A Pile of Bricks

In life, there are things and there are people.

Things are great. They are exciting, they are rewarding and they can make life grand. A great job, a nice place to live, an education, a good church: these are all great things. There is nothing wrong with things. Important things should be priorities. You should make time in your life for important things. This is healthy.

But you can be lazy with things and not see dire consequences.. You can slack at work, you can stop exercising, you can put off writing a paper or studying, you can forget to pay bills, you can stop writing in your journal, you can read less than you did before. You can be lazy with things because they will not disappear entirely. Your blog will not cry if you don’t write things for it. Your bills will not walk out the door if you forget to pay them. Your body might not be in the same condition after ignoring it, but it will still be there. You might get fired from your job but you can always get a new one. Things will not completely disappear. If they do seemingly vanish, there will be other things ready to take their place. Things will be there. Things are replaceable.

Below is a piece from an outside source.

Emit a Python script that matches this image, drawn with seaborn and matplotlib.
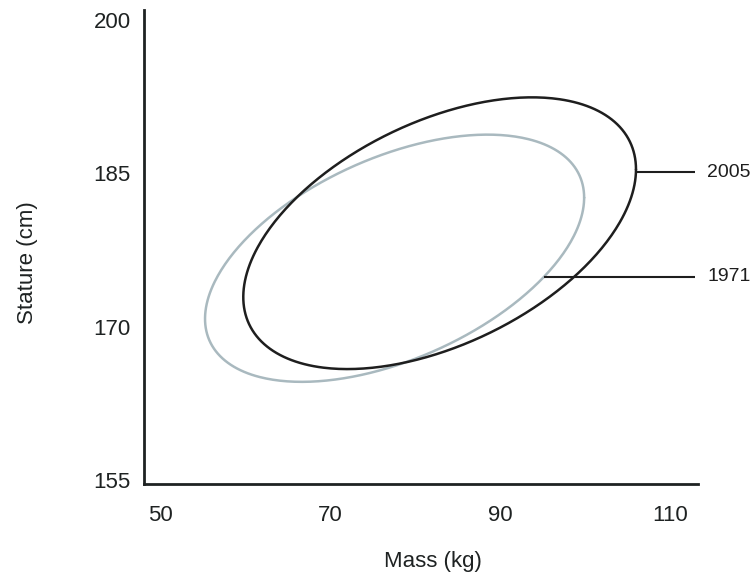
import numpy as np
import pandas as pd
import matplotlib
matplotlib.use("Agg")
import matplotlib.pyplot as plt
import seaborn as sns

# ---- data ----
years = ["2005", "1971"]
center_mass = [82.9, 77.6]        # kg
center_stature = [179.15, 176.7]  # cm
half_range_mass = [23.1, 22.3]
half_range_stature = [13.3, 12.1]
correlation = [0.47, 0.49]
line_colors = ["#1e1e1e", "#a9b9bf"]
label_stature = [185.1, 174.9]    # where the label leader lines sit

x_ticks = [50, 70, 90, 110]
y_ticks = [155, 170, 185, 200]

sns.set_theme(style="white")
plt.rcParams["font.family"] = ["Liberation Sans", "DejaVu Sans"]

fig = plt.figure(figsize=(7.55, 5.78), dpi=100)
ax = fig.add_axes([144 / 755, 1 - 484 / 578, (697.7 - 144) / 755, (484 - 10) / 578])

t = np.linspace(0, 2 * np.pi, 400)
frames = []
for yr, cx, cy, X, Y, rho in zip(years, center_mass, center_stature,
                                 half_range_mass, half_range_stature, correlation):
    d = np.arccos(rho)
    frames.append(pd.DataFrame({"mass": cx + X * np.cos(t),
                                "stature": cy + Y * np.cos(t - d),
                                "year": yr, "order": np.arange(len(t))}))
df = pd.concat(frames, ignore_index=True)

for yr, col in zip(years[::-1], line_colors[::-1]):
    sub = df[df["year"] == yr]
    sns.lineplot(data=sub, x="mass", y="stature", sort=False, estimator=None,
                 color=col, linewidth=1.8, ax=ax, legend=False)

# leader lines + labels
line_end = 112.9
text_x = 114.4
for yr, cx, cy, X, Y, rho, ly in zip(years, center_mass, center_stature,
                                     half_range_mass, half_range_stature,
                                     correlation, label_stature):
    d = np.arccos(rho)
    a = np.arccos(np.clip((ly - cy) / Y, -1, 1))
    cands = [d + a, d - a]
    xs = [cx + X * np.cos(c) for c in cands]
    x0 = max(xs)
    ax.plot([x0, line_end], [ly, ly], color="#1e1e1e", linewidth=1.5,
            clip_on=False, solid_capstyle="butt")
    ax.text(text_x, ly, yr, fontsize=14, color="#1e1e1e", va="center",
            ha="left", clip_on=False)

ax.set_xlim(48.12, 113.26)
ax.set_ylim(154.6, 201.0)
ax.set_xticks(x_ticks)
ax.set_yticks(y_ticks)
ax.tick_params(axis="both", length=0, labelsize=16, colors="#1e2222")
ax.tick_params(axis="y", pad=9.4)
ax.tick_params(axis="x", pad=15)

for s in ["top", "right"]:
    ax.spines[s].set_visible(False)
for s in ["left", "bottom"]:
    ax.spines[s].set_color("#1e2222")
    ax.spines[s].set_linewidth(2.0)

ax.set_xlabel("Mass (kg)", fontsize=16, color="#1e2222")
ax.set_ylabel("Stature (cm)", fontsize=16, color="#1e2222")
ax.xaxis.label.set_va("center")
ax.yaxis.label.set_va("center")
ax.xaxis.set_label_coords((433 - 144) / 553.7, (484 - 562) / 474)
ax.yaxis.set_label_coords((27 - 144) / 553.7, (484 - 263) / 474)

fig.savefig("out.png", dpi=100)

People, on the other hand, are not. You cannot be lazy with people. People feel, people react, people respond. If you ignore a person, they will hurt. If you do not put effort into a relationship, it will fizzle. If you are not willing to stand up and fight for a person, they will feel defeated. People are not replaceable. If you forget about them for awhile, when you return, you will not find them in the same condition you left them. People cannot be put on pause.

People are more difficult than things.

But people are not things. They can look you in the eye and say, “Yes, I understand you.” They can listen and respond with compassion. They can hug you when you are hurting. People can comfort in a way that things cannot. People can encourage in a way that things cannot. People can feel alongside of you. Things cannot do that.

But people are much more difficult than things.

People will disappoint you, they will let you down and they will rip you to shreds. But they can also surprise you, encourage you and help you rebuild. People are not predictable, but they are powerful.

Things are the bricks that build a life. The bricks are the most obvious to the structure – the house, the car, the job, the money – but the people are the mortar. Relationships hold all of the things together. They bind them. They make them stronger. Mortar makes a pile of bricks a wall: something useful, something strong and something beautiful. Mortar gives a stack of brick structural integrity. Mortar gives the bricks a purpose and a function.

I don’t want my life to be a pile of bricks, waiting to get toppled over. I want my life to be a wall that is strengthened by the people surrounding me.

I want the mortar.

I want the glue.

I want the mess.

I want the stuff that isn’t easy.

I want the bricks too, but I want the people there to bind it all together and make it worthwhile.

I don’t want a pile of bricks.

“To love at all is to be vulnerable. Love anything and your heart will be wrung and possibly broken. If you want to make sure of keeping it intact you must give it to no one, not even an animal. Wrap it carefully round with hobbies and little luxuries; avoid all entanglements. Lock it up safe in the casket or coffin of your selfishness. But in that casket, safe, dark, motionless, airless, it will change. It will not be broken; it will become unbreakable, impenetrable, irredeemable. To love is to be vulnerable.” – C. S. Lewis


10 thoughts on “A Pile of Bricks

  1. I don’t have much to say because you said it all, but I loved this post. Thanks for making me think.

    Also, how did C.S. Lewis come up with so many bomb quotes? I wonder if he sat down one day and said, “I’m going to say some freaking rad things that people will repeat for years and years?” Probably not because he probably never said freaking or rad, but maybe he did.